Leave out the pictures and transcribe everything else exactly.

_ _ _ _

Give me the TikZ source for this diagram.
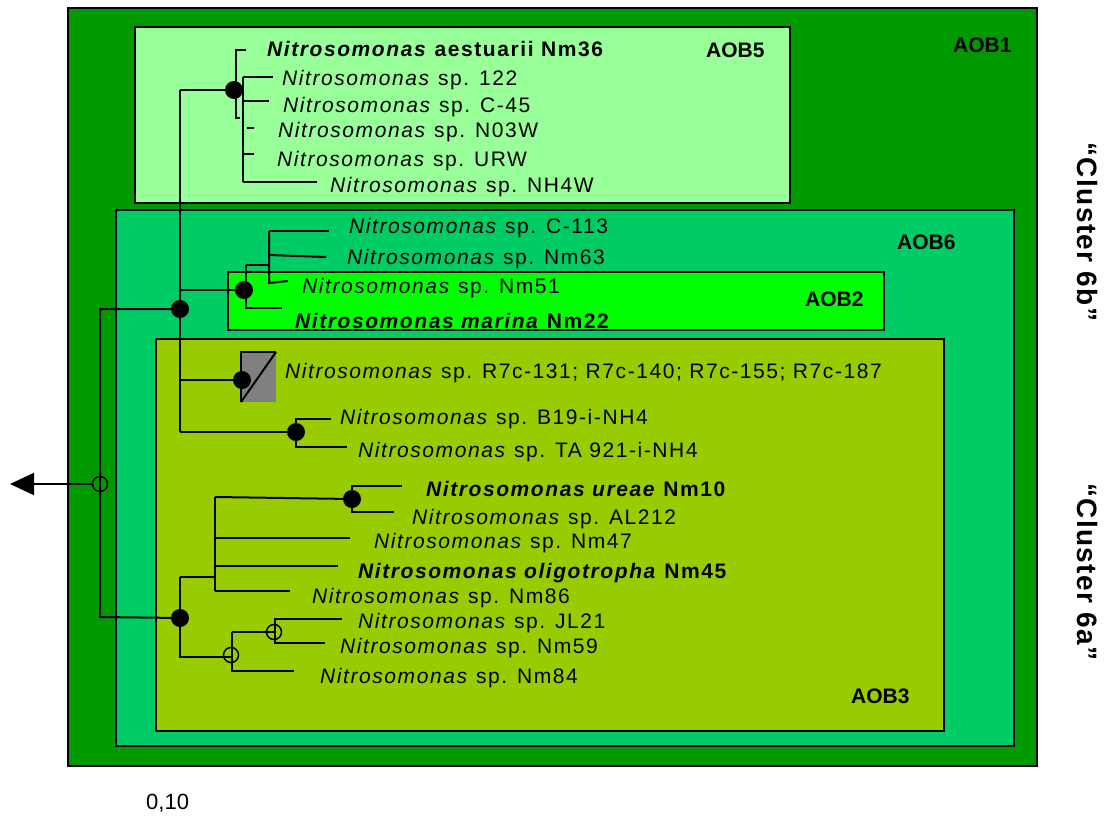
\documentclass[tikz,border=0pt]{standalone}
\usepackage{fontspec}
\setmainfont{Liberation Sans}
\newfontfamily\lab[LetterSpace=7.5]{Liberation Sans}
\newfontfamily\clusfont[LetterSpace=5]{Liberation Sans}
\usetikzlibrary{arrows.meta}
\definecolor{aobone}{HTML}{009900}
\definecolor{aobfive}{HTML}{99FF99}
\definecolor{aobsix}{HTML}{00CC66}
\definecolor{aobtwo}{HTML}{00FF00}
\definecolor{aobthree}{HTML}{99CC00}
\definecolor{grsq}{HTML}{808080}
\begin{document}
\begin{tikzpicture}[x=1pt,y=-1pt,
  br/.style={line width=2pt},
  fdot/.style={circle,fill=black,inner sep=0pt,minimum size=18pt},
  odot/.style={circle,draw=black,line width=1.5pt,inner sep=0pt,minimum size=15pt},
  leaf/.style={anchor=base west,inner sep=0pt,font=\lab\fontsize{21}{25}\selectfont},
  aob/.style={anchor=base west,inner sep=0pt,font=\fontsize{21}{25}\selectfont\bfseries},
  clus/.style={rotate=-90,inner sep=0pt,font=\clusfont\bfseries\fontsize{28}{32}\selectfont},
  box/.style={draw=black,line width=2pt}]
\fill[white] (0,0) rectangle (1106,816);
\useasboundingbox (0,0) rectangle (1106,816);

% boxes
\draw[box,fill=aobone]   (68,8)    rectangle (1037,766);
\draw[box,fill=aobfive]  (135,27)  rectangle (790,203);
\draw[box,fill=aobsix]   (116,210) rectangle (1014,746);
\draw[box,fill=aobtwo]   (228,272) rectangle (884,330);
\draw[box,fill=aobthree] (156,339) rectangle (944,731);

% box labels
\node[aob] (l1) at (953,53)  {AOB1};
\node[aob] (l5) at (706,58)  {AOB5};
\node[aob] (l6) at (897,249) {AOB6};
\node[aob] (l2) at (805,306) {AOB2};
\node[aob] (l3) at (851,703) {AOB3};

\node[clus] (c6b) at (1087,232) {“Cluster 6b”};
\node[clus] (c6a) at (1087,572) {“Cluster 6a”};

\node[anchor=base west,inner sep=0pt,font=\fontsize{22}{26}\selectfont] (sc) at (146,809) {0,10};

% leaves
\node[leaf] (L36)   at (267,57)  {\textbf{\textit{Nitrosomonas} aestuarii Nm36}};
\node[leaf] (L122)  at (282,85)  {\textit{Nitrosomonas} sp. 122};
\node[leaf] (LC45)  at (283,112) {\textit{Nitrosomonas} sp. C-45};
\node[leaf] (LN03W) at (278,137) {\textit{Nitrosomonas} sp. N03W};
\node[leaf] (LURW)  at (277,166) {\textit{Nitrosomonas} sp. URW};
\node[leaf] (LNH4W) at (330,192) {\textit{Nitrosomonas} sp. NH4W};
\node[leaf] (LC113) at (349,233) {\textit{Nitrosomonas} sp. C-113};
\node[leaf] (LNm63) at (347,264) {\textit{Nitrosomonas} sp. Nm63};
\node[leaf] (LNm51) at (302,293) {\textit{Nitrosomonas} sp. Nm51};
\node[leaf] (LNm22) at (295,328) {\textbf{\textit{Nitrosomonas marina} Nm22}};
\node[leaf] (LR7c)  at (285,378) {\textit{Nitrosomonas} sp. R7c-131; R7c-140; R7c-155; R7c-187};
\node[leaf] (LB19)  at (340,424) {\textit{Nitrosomonas} sp. B19-i-NH4};
\node[leaf] (LTA)   at (358,457) {\textit{Nitrosomonas} sp. TA 921-i-NH4};
\node[leaf] (LNm10) at (426,496) {\textbf{\textit{Nitrosomonas ureae} Nm10}};
\node[leaf] (LAL)   at (412,524) {\textit{Nitrosomonas} sp. AL212};
\node[leaf] (LNm47) at (374,548) {\textit{Nitrosomonas} sp. Nm47};
\node[leaf] (LNm45) at (358,578) {\textbf{\textit{Nitrosomonas oligotropha} Nm45}};
\node[leaf] (LNm86) at (312,603) {\textit{Nitrosomonas} sp. Nm86};
\node[leaf] (LJL)   at (358,628) {\textit{Nitrosomonas} sp. JL21};
\node[leaf] (LNm59) at (340,653) {\textit{Nitrosomonas} sp. Nm59};
\node[leaf] (LNm84) at (320,683) {\textit{Nitrosomonas} sp. Nm84};

% junction positions
\coordinate (p5) at (234,90);
\coordinate (p6) at (180,309);
\coordinate (p2) at (244,290);
\coordinate (pR) at (242,380);
\coordinate (pB) at (296,432);
\coordinate (p3) at (180,618);
\coordinate (pU) at (352,499);
\coordinate (pRoot) at (100,484);
\coordinate (pJ) at (231,655);
\coordinate (pK) at (274,632);
\coordinate (mt) at (180,90);
\coordinate (mb) at (180,432);
\coordinate (out) at (10,484);

% main stem
\draw[br] (mt) -- (mb);
\draw[br] (mt) -- (p5);

% AOB5 clade
\coordinate (v5a) at (236,50);
\coordinate (v5a2) at (236,118);
\draw[br] (246,50) -- (v5a) -- (v5a2) -- (240,118);
\coordinate (v5b) at (243,77);
\coordinate (v5b2) at (243,182);
\draw[br] (v5b) -- (v5b2);
\draw[br] (v5b) -- (273,77);
\draw[br] (243,101) -- (269,101);
\draw[br] (247,128) -- (254,128);
\draw[br] (244,154) -- (254,154);
\draw[br] (v5b2) -- (317,182);

% root
\coordinate (lt) at (100,309);
\coordinate (lb) at (100,617);
\draw[br] (p6) -- (lt) -- (lb) -- (p3);
\draw[br,-{Triangle[length=24pt,width=22pt]}] (92,484) -- (out);

% AOB6 / AOB2 clade
\draw[br] (mt |- p2) -- (p2);
\coordinate (v2a) at (246,265);
\coordinate (v2b) at (246,308);
\draw[br] (v2a) -- (v2b) -- (282,308);
\coordinate (v2c) at (269,231);
\coordinate (v2d) at (269,283);
\draw[br] (v2a) -- (v2c |- v2a);
\draw[br] (v2c) -- (v2d) -- (288,281);
\draw[br] (v2c) -- (329,231);
\draw[br] (269,255) -- (326,257);

% R7c group
\fill[grsq] (241,352) rectangle (276,402);
\draw[br] (241,402) -- (241,352) -- (276,352);
\draw[br] (241,402) -- (276,352);
\draw[br] (mt |- pR) -- (pR);

% B19 / TA921
\draw[br] (mb) -- (pB);
\draw[br] (331,419) -- (296,419) -- (296,447) -- (347,447);

% AOB3 lower clade
\draw[br] (180,577) -- (180,657) -- (232,657);
\draw[br] (180,577) -- (215,577);
\draw[br] (215,497) -- (215,591);
\draw[br] (215,497) -- (pU);
\draw[br] (402,486) -- (352,486) -- (352,512) -- (394,512);
\draw[br] (215,538) -- (350,538);
\draw[br] (215,566) -- (338,566);
\draw[br] (215,591) -- (290,591);
\draw[br] (232,632) -- (232,671) -- (294,671);
\draw[br] (232,632) -- (275,632);
\draw[br] (342,619) -- (275,619) -- (275,643) -- (325,643);

% junction markers
\node[fdot] (n5) at (p5) {};
\node[fdot] (n6) at (p6) {};
\node[fdot] (n2) at (p2) {};
\node[fdot] (nR) at (pR) {};
\node[fdot] (nB) at (pB) {};
\node[fdot] (n3) at (p3) {};
\node[fdot] (nU) at (pU) {};
\node[odot] (root) at (pRoot) {};
\node[odot] (nJ) at (pJ) {};
\node[odot] (nK) at (pK) {};
\end{tikzpicture}
\end{document}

_ _ _ _

(COMPLETE RESPONSE):
Give me the TikZ source for this diagram.
\documentclass[tikz,border=0pt]{standalone}
\usepackage{fontspec}
\setmainfont{Liberation Sans}
\newfontfamily\lab[LetterSpace=7.5]{Liberation Sans}
\newfontfamily\clusfont[LetterSpace=5]{Liberation Sans}
\usetikzlibrary{arrows.meta}
\definecolor{aobone}{HTML}{009900}
\definecolor{aobfive}{HTML}{99FF99}
\definecolor{aobsix}{HTML}{00CC66}
\definecolor{aobtwo}{HTML}{00FF00}
\definecolor{aobthree}{HTML}{99CC00}
\definecolor{grsq}{HTML}{808080}
\begin{document}
\begin{tikzpicture}[x=1pt,y=-1pt,
  br/.style={line width=2pt},
  fdot/.style={circle,fill=black,inner sep=0pt,minimum size=18pt},
  odot/.style={circle,draw=black,line width=1.5pt,inner sep=0pt,minimum size=15pt},
  leaf/.style={anchor=base west,inner sep=0pt,font=\lab\fontsize{21}{25}\selectfont},
  aob/.style={anchor=base west,inner sep=0pt,font=\fontsize{21}{25}\selectfont\bfseries},
  clus/.style={rotate=-90,inner sep=0pt,font=\clusfont\bfseries\fontsize{28}{32}\selectfont},
  box/.style={draw=black,line width=2pt}]
\fill[white] (0,0) rectangle (1106,816);
\useasboundingbox (0,0) rectangle (1106,816);

% boxes
\draw[box,fill=aobone]   (68,8)    rectangle (1037,766);
\draw[box,fill=aobfive]  (135,27)  rectangle (790,203);
\draw[box,fill=aobsix]   (116,210) rectangle (1014,746);
\draw[box,fill=aobtwo]   (228,272) rectangle (884,330);
\draw[box,fill=aobthree] (156,339) rectangle (944,731);

% box labels
\node[aob] (l1) at (953,53)  {AOB1};
\node[aob] (l5) at (706,58)  {AOB5};
\node[aob] (l6) at (897,249) {AOB6};
\node[aob] (l2) at (805,306) {AOB2};
\node[aob] (l3) at (851,703) {AOB3};

\node[clus] (c6b) at (1087,232) {“Cluster 6b”};
\node[clus] (c6a) at (1087,572) {“Cluster 6a”};

\node[anchor=base west,inner sep=0pt,font=\fontsize{22}{26}\selectfont] (sc) at (146,809) {0,10};

% leaves
\node[leaf] (L36)   at (267,57)  {\textbf{\textit{Nitrosomonas} aestuarii Nm36}};
\node[leaf] (L122)  at (282,85)  {\textit{Nitrosomonas} sp. 122};
\node[leaf] (LC45)  at (283,112) {\textit{Nitrosomonas} sp. C-45};
\node[leaf] (LN03W) at (278,137) {\textit{Nitrosomonas} sp. N03W};
\node[leaf] (LURW)  at (277,166) {\textit{Nitrosomonas} sp. URW};
\node[leaf] (LNH4W) at (330,192) {\textit{Nitrosomonas} sp. NH4W};
\node[leaf] (LC113) at (349,233) {\textit{Nitrosomonas} sp. C-113};
\node[leaf] (LNm63) at (347,264) {\textit{Nitrosomonas} sp. Nm63};
\node[leaf] (LNm51) at (302,293) {\textit{Nitrosomonas} sp. Nm51};
\node[leaf] (LNm22) at (295,328) {\textbf{\textit{Nitrosomonas marina} Nm22}};
\node[leaf] (LR7c)  at (285,378) {\textit{Nitrosomonas} sp. R7c-131; R7c-140; R7c-155; R7c-187};
\node[leaf] (LB19)  at (340,424) {\textit{Nitrosomonas} sp. B19-i-NH4};
\node[leaf] (LTA)   at (358,457) {\textit{Nitrosomonas} sp. TA 921-i-NH4};
\node[leaf] (LNm10) at (426,496) {\textbf{\textit{Nitrosomonas ureae} Nm10}};
\node[leaf] (LAL)   at (412,524) {\textit{Nitrosomonas} sp. AL212};
\node[leaf] (LNm47) at (374,548) {\textit{Nitrosomonas} sp. Nm47};
\node[leaf] (LNm45) at (358,578) {\textbf{\textit{Nitrosomonas oligotropha} Nm45}};
\node[leaf] (LNm86) at (312,603) {\textit{Nitrosomonas} sp. Nm86};
\node[leaf] (LJL)   at (358,628) {\textit{Nitrosomonas} sp. JL21};
\node[leaf] (LNm59) at (340,653) {\textit{Nitrosomonas} sp. Nm59};
\node[leaf] (LNm84) at (320,683) {\textit{Nitrosomonas} sp. Nm84};

% junction positions
\coordinate (p5) at (234,90);
\coordinate (p6) at (180,309);
\coordinate (p2) at (244,290);
\coordinate (pR) at (242,380);
\coordinate (pB) at (296,432);
\coordinate (p3) at (180,618);
\coordinate (pU) at (352,499);
\coordinate (pRoot) at (100,484);
\coordinate (pJ) at (231,655);
\coordinate (pK) at (274,632);
\coordinate (mt) at (180,90);
\coordinate (mb) at (180,432);
\coordinate (out) at (10,484);

% main stem
\draw[br] (mt) -- (mb);
\draw[br] (mt) -- (p5);

% AOB5 clade
\coordinate (v5a) at (236,50);
\coordinate (v5a2) at (236,118);
\draw[br] (246,50) -- (v5a) -- (v5a2) -- (240,118);
\coordinate (v5b) at (243,77);
\coordinate (v5b2) at (243,182);
\draw[br] (v5b) -- (v5b2);
\draw[br] (v5b) -- (273,77);
\draw[br] (243,101) -- (269,101);
\draw[br] (247,128) -- (254,128);
\draw[br] (244,154) -- (254,154);
\draw[br] (v5b2) -- (317,182);

% root
\coordinate (lt) at (100,309);
\coordinate (lb) at (100,617);
\draw[br] (p6) -- (lt) -- (lb) -- (p3);
\draw[br,-{Triangle[length=24pt,width=22pt]}] (92,484) -- (out);

% AOB6 / AOB2 clade
\draw[br] (mt |- p2) -- (p2);
\coordinate (v2a) at (246,265);
\coordinate (v2b) at (246,308);
\draw[br] (v2a) -- (v2b) -- (282,308);
\coordinate (v2c) at (269,231);
\coordinate (v2d) at (269,283);
\draw[br] (v2a) -- (v2c |- v2a);
\draw[br] (v2c) -- (v2d) -- (288,281);
\draw[br] (v2c) -- (329,231);
\draw[br] (269,255) -- (326,257);

% R7c group
\fill[grsq] (241,352) rectangle (276,402);
\draw[br] (241,402) -- (241,352) -- (276,352);
\draw[br] (241,402) -- (276,352);
\draw[br] (mt |- pR) -- (pR);

% B19 / TA921
\draw[br] (mb) -- (pB);
\draw[br] (331,419) -- (296,419) -- (296,447) -- (347,447);

% AOB3 lower clade
\draw[br] (180,577) -- (180,657) -- (232,657);
\draw[br] (180,577) -- (215,577);
\draw[br] (215,497) -- (215,591);
\draw[br] (215,497) -- (pU);
\draw[br] (402,486) -- (352,486) -- (352,512) -- (394,512);
\draw[br] (215,538) -- (350,538);
\draw[br] (215,566) -- (338,566);
\draw[br] (215,591) -- (290,591);
\draw[br] (232,632) -- (232,671) -- (294,671);
\draw[br] (232,632) -- (275,632);
\draw[br] (342,619) -- (275,619) -- (275,643) -- (325,643);

% junction markers
\node[fdot] (n5) at (p5) {};
\node[fdot] (n6) at (p6) {};
\node[fdot] (n2) at (p2) {};
\node[fdot] (nR) at (pR) {};
\node[fdot] (nB) at (pB) {};
\node[fdot] (n3) at (p3) {};
\node[fdot] (nU) at (pU) {};
\node[odot] (root) at (pRoot) {};
\node[odot] (nJ) at (pJ) {};
\node[odot] (nK) at (pK) {};
\end{tikzpicture}
\end{document}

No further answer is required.